Dans la tradition des Regesta Imperii, le volume publié par Ulrich Schmidt et Viktoria Trenkle livre les regestes de la seconde moitié du pontificat de Célestin III, c’est-à-dire les 5e, 6e et 7e années de son règne (y compris les nombreux actes non datés, et datables seulement de son pontificat, entre 1191 et 1198). Ce sont 1447 regestes, qui s’ajoutent aux 1387 regestes du premier volume correspondant aux quatre premières années du pontificat. Un peu plus d’un regeste par jour, donc, en moyenne: c’est un recul par rapport à ses prédécesseurs, peut-être en partie explicable par la durée de son pontificat.

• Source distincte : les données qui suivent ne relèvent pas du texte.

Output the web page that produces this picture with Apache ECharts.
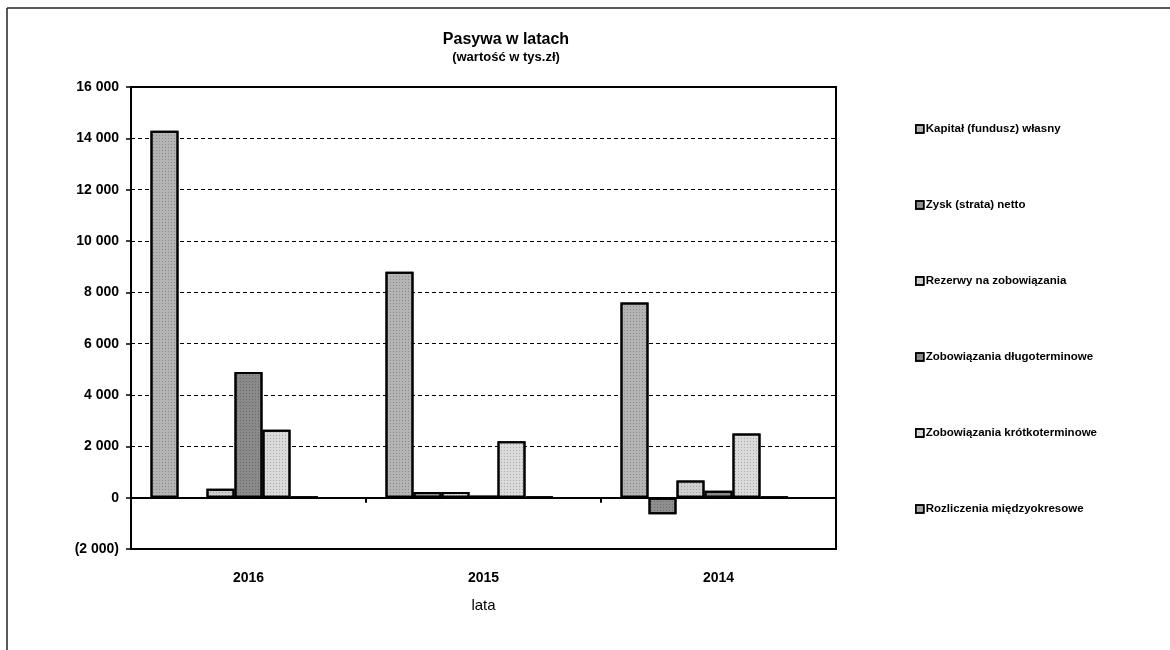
<!DOCTYPE html>
<html>
<head>
<meta charset="utf-8">
<script src="https://cdn.jsdelivr.net/npm/echarts@6/dist/echarts.min.js"></script>
<style>
html,body{margin:0;padding:0;background:#fff;}
#c{width:1170px;height:650px;}
</style>
</head>
<body>
<div id="c"></div>
<script>
const categories = ['2016', '2015', '2014'];
const seriesNames = [
  'Kapitał (fundusz) własny',
  'Zysk (strata) netto',
  'Rezerwy na zobowiązania',
  'Zobowiązania długoterminowe',
  'Zobowiązania krótkoterminowe',
  'Rozliczenia międzyokresowe'
];
const kapital = [14300, 8800, 7600];
const zysk = [-30, 220, -650];
const rezerwy = [350, 220, 670];
const zobDlugo = [4900, 80, 270];
const zobKrotko = [2650, 2200, 2500];
const rozliczenia = [40, 40, 30];
const emptySlot = [null, null, null];
const yTicks = { min: -2000, max: 16000, step: 2000 };

const values = [kapital, zysk, rezerwy, zobDlugo, zobKrotko, rozliczenia];
const fills = ['#b4b4b4', '#8e8e8e', '#cfcfcf', '#8a8a8a', '#dadada', '#a8a8a8'];

function fmt(v) {
  const s = String(Math.abs(v)).replace(/\B(?=(\d{3})+(?!\d))/g, ' ');
  return v < 0 ? '(' + s + ')' : s;
}

const chart = echarts.init(document.getElementById('c'), null, { renderer: 'canvas' });

const series = values.map((d, i) => ({
  name: seriesNames[i],
  type: 'bar',
  xAxisIndex: 0,
  data: d,
  barWidth: 28,
  barGap: '0%',
  itemStyle: {
    color: fills[i],
    borderColor: '#000',
    borderWidth: 2,
    decal: {
      symbol: 'rect',
      symbolSize: 1,
      dashArrayX: [1, 2],
      dashArrayY: [1, 2],
      color: 'rgba(0,0,0,0.22)',
      rotation: 0
    }
  },
  emphasis: { disabled: true }
}));
series.push({
  name: '',
  type: 'bar',
  xAxisIndex: 0,
  data: emptySlot,
  barWidth: 28,
  barGap: '0%'
});

chart.setOption({
  animation: false,
  backgroundColor: '#fff',
  title: {
    text: 'Pasywa w latach',
    subtext: '(wartość w tys.zł)',
    left: 501,
    top: 27,
    textAlign: 'center',
    itemGap: 3,
    textStyle: { fontFamily: 'Liberation Sans, Arial', fontSize: 16, fontWeight: 'bold', color: '#000' },
    subtextStyle: { fontFamily: 'Liberation Sans, Arial', fontSize: 13, fontWeight: 'bold', color: '#000' }
  },
  legend: {
    orient: 'vertical',
    left: 910,
    top: 118,
    data: seriesNames,
    itemWidth: 8,
    itemHeight: 8,
    itemGap: 64,
    icon: 'rect',
    selectedMode: false,
    itemStyle: { borderColor: '#000', borderWidth: 1.5 },
    textStyle: { fontFamily: 'Liberation Sans, Arial', fontSize: 11.5, fontWeight: 'bold', color: '#000', padding: [0, 0, 0, -3] }
  },
  grid: {
    left: 131, right: 334, top: 87, bottom: 101,
    show: true, borderColor: '#000', borderWidth: 2, backgroundColor: 'transparent'
  },
  xAxis: [
    {
      type: 'category',
      data: categories,
      position: 'bottom',
      axisLine: { onZero: false, show: true, lineStyle: { color: '#000', width: 2 } },
      axisTick: { show: false },
      axisLabel: { margin: 22, fontFamily: 'Liberation Sans, Arial', fontSize: 14, fontWeight: 'bold', color: '#000' },
      name: 'lata',
      nameLocation: 'middle',
      nameGap: 49,
      nameTextStyle: { fontFamily: 'Liberation Sans, Arial', fontSize: 15, color: '#000' }
    },
    {
      type: 'category',
      data: categories,
      position: 'bottom',
      axisLine: { onZero: true, show: true, lineStyle: { color: '#000', width: 2 } },
      axisTick: { show: true, length: 5, lineStyle: { color: '#000', width: 2 } },
      axisLabel: { show: false }
    }
  ],
  yAxis: {
    type: 'value',
    min: yTicks.min,
    max: yTicks.max,
    interval: yTicks.step,
    axisLine: { show: true, lineStyle: { color: '#000', width: 2 } },
    axisTick: { show: true, length: 5, lineStyle: { color: '#000', width: 1.5 } },
    axisLabel: {
      formatter: fmt,
      margin: 12,
      fontFamily: 'Liberation Sans, Arial',
      fontSize: 14,
      fontWeight: 'bold',
      color: '#000'
    },
    splitLine: { show: true, lineStyle: { color: '#000', type: [4, 3], width: 1 } }
  },
  graphic: [
    { type: 'line', shape: { x1: 7, y1: 8, x2: 1170, y2: 8 }, style: { stroke: '#222', lineWidth: 1.5 } },
    { type: 'line', shape: { x1: 7, y1: 8, x2: 7, y2: 650 }, style: { stroke: '#222', lineWidth: 1.5 } }
  ],
  series: series
});
</script>
</body>
</html>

Le contenu des actes recensés est évidemment très divers. On y trouve le lot habituel de privilèges de concession de la protection apostolique et de confirmation générale des possessions, les conflits entre églises ou entre églises et laïcs, la prédication de la croisade, y compris la lutte contre les musulmans en Espagne. On peut aussi relever des nominations de légats (n° 1529 et 1530, par exemple, dans ce dernier cas en lien avec la prédication de la croisade), la proclamation d’un saint (n° 1561, 2147), la concession d’indulgences (n° 1829, 2020), l’autorisation de remplacer une promesse de croisade par la fondation d’une abbaye cistercienne (n° 2018), la gestion du patrimoine de saint Pierre (n° 2323), le problème du vieillissement des religieuses dans un monastère (n° 2088; à l’inverse, dans un autre monastère l’excès de chanoines impose de limiter leur nombre à 90 et d’interdire l’entrée des moins de 15 ans: n° 2094). On relève aussi que des laïcs, et même des femmes, à condition qu’elles en aient les moyens, étaient capables de porter plainte devant le pape (n° 1596, 1702). Les réticences de nombreux laïcs (voire d’ecclésiastiques) à payer la dîme sont fréquemment évoquées, de même que la nomination aux prébendes, un droit que Célestin III s’arroge (n° 1758, 2329, 2765). La grande politique est peut-être moins présente que sous Alexandre III ou Innocent III, mais la question des rapports avec l’empereur, avec le roi de France ou avec celui d’Arménie se posait malgré tout.
Célestin III, qui avait déjà une longue carrière ecclésiastique derrière lui quand il accéda au siège de saint Pierre, aimait à rappeler ses actions passées, en particulier comme légat: il avait proclamé la sainteté de l’évêque Rosendus de Dumio (n° 1561) ou était présent quand Eugène III avait dédicacé l’église d’Agaune (n° 1729).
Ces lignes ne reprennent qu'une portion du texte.